## JOB:
Copy every record below exactly as written, but leave out the pictures.

## DATA FOR THIS EXERCISE:

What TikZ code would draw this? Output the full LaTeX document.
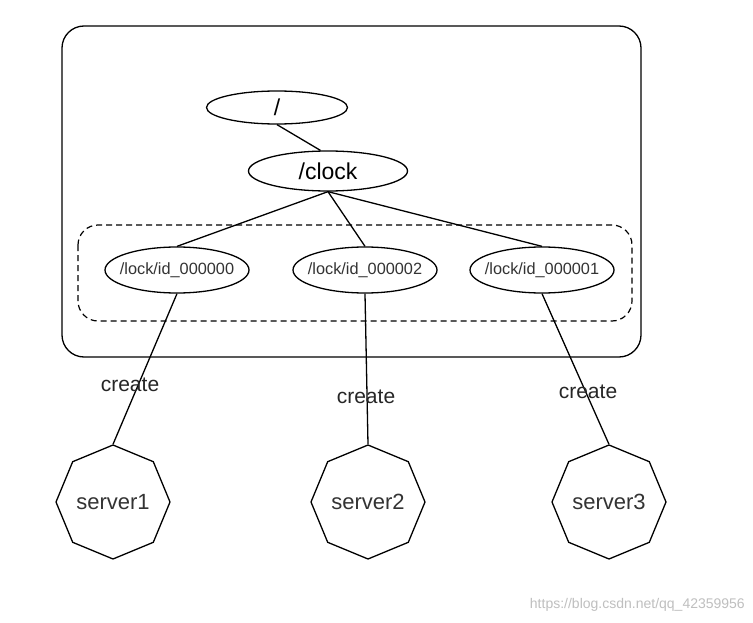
\documentclass[tikz,border=0pt]{standalone}
\usepackage{fontspec}
\setmainfont{Liberation Sans}
\usetikzlibrary{shapes.geometric}
\tikzset{
  conn/.style={line width=1.3pt, black},
  elnode/.style={draw, line width=1.3pt, ellipse, inner sep=0pt},
  srv/.style={draw, line width=1.3pt, regular polygon, regular polygon sides=8,
    shape border rotate=22.5, minimum size=114pt, inner sep=0pt,
    font=\fontsize{22}{22}\selectfont, text=black!80},
  lbl/.style={font=\fontsize{21}{21}\selectfont, text=black!85, inner sep=0pt},
  child/.style={elnode, inner xsep=-25pt, minimum width=144pt, minimum height=46pt,
    font=\fontsize{16.3}{16.3}\selectfont, text=black!80},
}
\begin{document}
\begin{tikzpicture}[x=1pt, y=-1pt]
\path[fill=white, use as bounding box] (0,0) rectangle (753,623);
% outer container
\draw[line width=1.3pt, rounded corners=22pt] (62,26) rectangle (641,357);
% dashed group
\draw[line width=1.2pt, dashed, dash pattern=on 6pt off 4pt, rounded corners=20pt] (78,225) rectangle (632,321);
% nodes
\node[elnode, minimum width=141pt, minimum height=33pt, font=\fontsize{23}{23}\selectfont] (root) at (277,107.5) {/};
\node[elnode, inner xsep=-15pt, minimum width=159pt, minimum height=40pt, font=\fontsize{23}{23}\selectfont] (clock) at (328,171) {/clock};
\node[child] (c0) at (177,270) {/lock/id\_000000};
\node[child] (c2) at (365,270) {/lock/id\_000002};
\node[child] (c1) at (542,270) {/lock/id\_000001};
\node[srv] (s1) at (113,502) {server1};
\node[srv] (s2) at (368,502) {server2};
\node[srv] (s3) at (609,502) {server3};
% connectors
\draw[conn] (root.south) -- (clock.110);
\draw[conn] (clock.south) -- (c0.north);
\draw[conn] (clock.south) -- (c2.north);
\draw[conn] (clock.south) -- (c1.north);
\draw[conn] (c0.south) -- (s1.north);
\draw[conn] (c2.south) -- (s2.north);
\draw[conn] (c1.south) -- (s3.north);
% labels
\node[lbl] (l1) at (130,385) {create};
\node[lbl] (l2) at (366,397) {create};
\node[lbl] (l3) at (588,392) {create};
\node[font=\fontsize{14}{14}\selectfont, text=black!25, anchor=east, inner sep=0pt] (wm) at (745,605) {https://blog.csdn.net/qq\_42359956};
\end{tikzpicture}
\end{document}
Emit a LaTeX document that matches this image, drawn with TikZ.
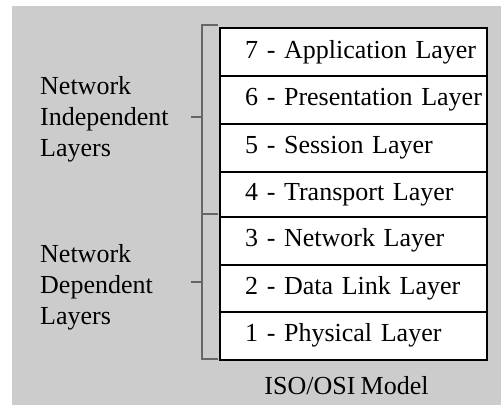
\documentclass[tikz,border=0pt]{standalone}
\usepackage{fontspec}
\setmainfont[WordSpace=0.8]{Liberation Serif}
\definecolor{panelgray}{HTML}{CCCCCC}
\definecolor{bracketgray}{HTML}{666666}
\begin{document}
\begin{tikzpicture}[x=1pt,y=-1pt,
  labelfont/.style={font=\fontsize{26}{31}\selectfont},
  layerbox/.style={labelfont, draw=black, line width=2.2pt, fill=white,
    anchor=north west, minimum width=267pt, inner xsep=0pt, inner ysep=0pt,
    text width=267pt, align=left, text height=18pt, text depth=6pt,
    execute at begin node=\hspace*{25pt}},
  grouplabel/.style={labelfont, align=left, anchor=north west, inner sep=0pt},
  bracket/.style={draw=bracketgray, line width=2pt},
  bracketmark/.style={draw=bracketgray, line width=1.2pt}]
  \useasboundingbox (0,0) rectangle (501,405);
  \fill[panelgray] (12,6) rectangle (501,405);

  % the seven layers, top to bottom
  \node[layerbox, minimum height=48pt]   (l7) at (219,27)    {7 - Application Layer};
  \node[layerbox, minimum height=47.5pt] (l6) at (219,75)    {6 - Presentation Layer};
  \node[layerbox, minimum height=48pt]   (l5) at (219,122.5) {5 - Session Layer};
  \node[layerbox, minimum height=45pt]   (l4) at (219,170.5) {4 - Transport Layer};
  \node[layerbox, minimum height=48.5pt] (l3) at (219,215.5) {3 - Network Layer};
  \node[layerbox, minimum height=47pt]   (l2) at (219,264)   {2 - Data Link Layer};
  \node[layerbox, minimum height=47.5pt] (l1) at (219,311)   {1 - Physical Layer};

  % group brackets
  \coordinate (ta) at (218,25);
  \coordinate (tb) at (202,25);
  \coordinate (mb) at (202,214);
  \coordinate (ma) at (218,214);
  \coordinate (bb) at (202,358.5);
  \coordinate (ba) at (218,358.5);
  \draw[bracket] (ta) -- (tb) -- (mb) -- (ma);
  \draw[bracket] (mb) -- (bb) -- (ba);
  \coordinate (t1) at (202,117);
  \coordinate (t0) at (191,117);
  \coordinate (d1) at (202,282);
  \coordinate (d0) at (191,282);
  \draw[bracketmark] (t0) -- (t1);
  \draw[bracketmark] (d0) -- (d1);

  \node[grouplabel] (indep) at (40,76.5)  {Network\\Independent\\Layers};
  \node[grouplabel] (dep)   at (40,244.7) {Network\\Dependent\\Layers};

  \node[labelfont, anchor=base, inner sep=0pt] (title) at (346.5,394) {ISO/OSI Model};
\end{tikzpicture}
\end{document}
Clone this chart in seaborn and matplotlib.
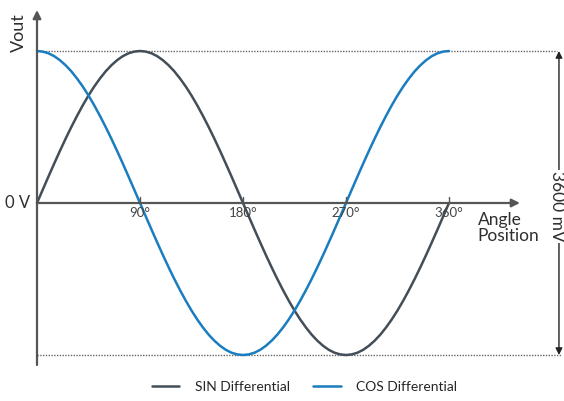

## THE SOLUTION:
What TikZ code would draw this? Output the full LaTeX document.
\documentclass[tikz,border=0pt]{standalone}
\usepackage{fontspec}
\setmainfont{Liberation Sans}
\usetikzlibrary{shapes.geometric}
\tikzset{
  conn/.style={line width=1.3pt, black},
  elnode/.style={draw, line width=1.3pt, ellipse, inner sep=0pt},
  srv/.style={draw, line width=1.3pt, regular polygon, regular polygon sides=8,
    shape border rotate=22.5, minimum size=114pt, inner sep=0pt,
    font=\fontsize{22}{22}\selectfont, text=black!80},
  lbl/.style={font=\fontsize{21}{21}\selectfont, text=black!85, inner sep=0pt},
  child/.style={elnode, inner xsep=-25pt, minimum width=144pt, minimum height=46pt,
    font=\fontsize{16.3}{16.3}\selectfont, text=black!80},
}
\begin{document}
\begin{tikzpicture}[x=1pt, y=-1pt]
\path[fill=white, use as bounding box] (0,0) rectangle (753,623);
% outer container
\draw[line width=1.3pt, rounded corners=22pt] (62,26) rectangle (641,357);
% dashed group
\draw[line width=1.2pt, dashed, dash pattern=on 6pt off 4pt, rounded corners=20pt] (78,225) rectangle (632,321);
% nodes
\node[elnode, minimum width=141pt, minimum height=33pt, font=\fontsize{23}{23}\selectfont] (root) at (277,107.5) {/};
\node[elnode, inner xsep=-15pt, minimum width=159pt, minimum height=40pt, font=\fontsize{23}{23}\selectfont] (clock) at (328,171) {/clock};
\node[child] (c0) at (177,270) {/lock/id\_000000};
\node[child] (c2) at (365,270) {/lock/id\_000002};
\node[child] (c1) at (542,270) {/lock/id\_000001};
\node[srv] (s1) at (113,502) {server1};
\node[srv] (s2) at (368,502) {server2};
\node[srv] (s3) at (609,502) {server3};
% connectors
\draw[conn] (root.south) -- (clock.110);
\draw[conn] (clock.south) -- (c0.north);
\draw[conn] (clock.south) -- (c2.north);
\draw[conn] (clock.south) -- (c1.north);
\draw[conn] (c0.south) -- (s1.north);
\draw[conn] (c2.south) -- (s2.north);
\draw[conn] (c1.south) -- (s3.north);
% labels
\node[lbl] (l1) at (130,385) {create};
\node[lbl] (l2) at (366,397) {create};
\node[lbl] (l3) at (588,392) {create};
\node[font=\fontsize{14}{14}\selectfont, text=black!25, anchor=east, inner sep=0pt] (wm) at (745,605) {https://blog.csdn.net/qq\_42359956};
\end{tikzpicture}
\end{document}
Emit a LaTeX document that matches this image, drawn with TikZ.
\documentclass[tikz,border=0pt]{standalone}
\usepackage{fontspec}
\setmainfont[WordSpace=0.8]{Liberation Serif}
\definecolor{panelgray}{HTML}{CCCCCC}
\definecolor{bracketgray}{HTML}{666666}
\begin{document}
\begin{tikzpicture}[x=1pt,y=-1pt,
  labelfont/.style={font=\fontsize{26}{31}\selectfont},
  layerbox/.style={labelfont, draw=black, line width=2.2pt, fill=white,
    anchor=north west, minimum width=267pt, inner xsep=0pt, inner ysep=0pt,
    text width=267pt, align=left, text height=18pt, text depth=6pt,
    execute at begin node=\hspace*{25pt}},
  grouplabel/.style={labelfont, align=left, anchor=north west, inner sep=0pt},
  bracket/.style={draw=bracketgray, line width=2pt},
  bracketmark/.style={draw=bracketgray, line width=1.2pt}]
  \useasboundingbox (0,0) rectangle (501,405);
  \fill[panelgray] (12,6) rectangle (501,405);

  % the seven layers, top to bottom
  \node[layerbox, minimum height=48pt]   (l7) at (219,27)    {7 - Application Layer};
  \node[layerbox, minimum height=47.5pt] (l6) at (219,75)    {6 - Presentation Layer};
  \node[layerbox, minimum height=48pt]   (l5) at (219,122.5) {5 - Session Layer};
  \node[layerbox, minimum height=45pt]   (l4) at (219,170.5) {4 - Transport Layer};
  \node[layerbox, minimum height=48.5pt] (l3) at (219,215.5) {3 - Network Layer};
  \node[layerbox, minimum height=47pt]   (l2) at (219,264)   {2 - Data Link Layer};
  \node[layerbox, minimum height=47.5pt] (l1) at (219,311)   {1 - Physical Layer};

  % group brackets
  \coordinate (ta) at (218,25);
  \coordinate (tb) at (202,25);
  \coordinate (mb) at (202,214);
  \coordinate (ma) at (218,214);
  \coordinate (bb) at (202,358.5);
  \coordinate (ba) at (218,358.5);
  \draw[bracket] (ta) -- (tb) -- (mb) -- (ma);
  \draw[bracket] (mb) -- (bb) -- (ba);
  \coordinate (t1) at (202,117);
  \coordinate (t0) at (191,117);
  \coordinate (d1) at (202,282);
  \coordinate (d0) at (191,282);
  \draw[bracketmark] (t0) -- (t1);
  \draw[bracketmark] (d0) -- (d1);

  \node[grouplabel] (indep) at (40,76.5)  {Network\\Independent\\Layers};
  \node[grouplabel] (dep)   at (40,244.7) {Network\\Dependent\\Layers};

  \node[labelfont, anchor=base, inner sep=0pt] (title) at (346.5,394) {ISO/OSI Model};
\end{tikzpicture}
\end{document}
Clone this chart in seaborn and matplotlib.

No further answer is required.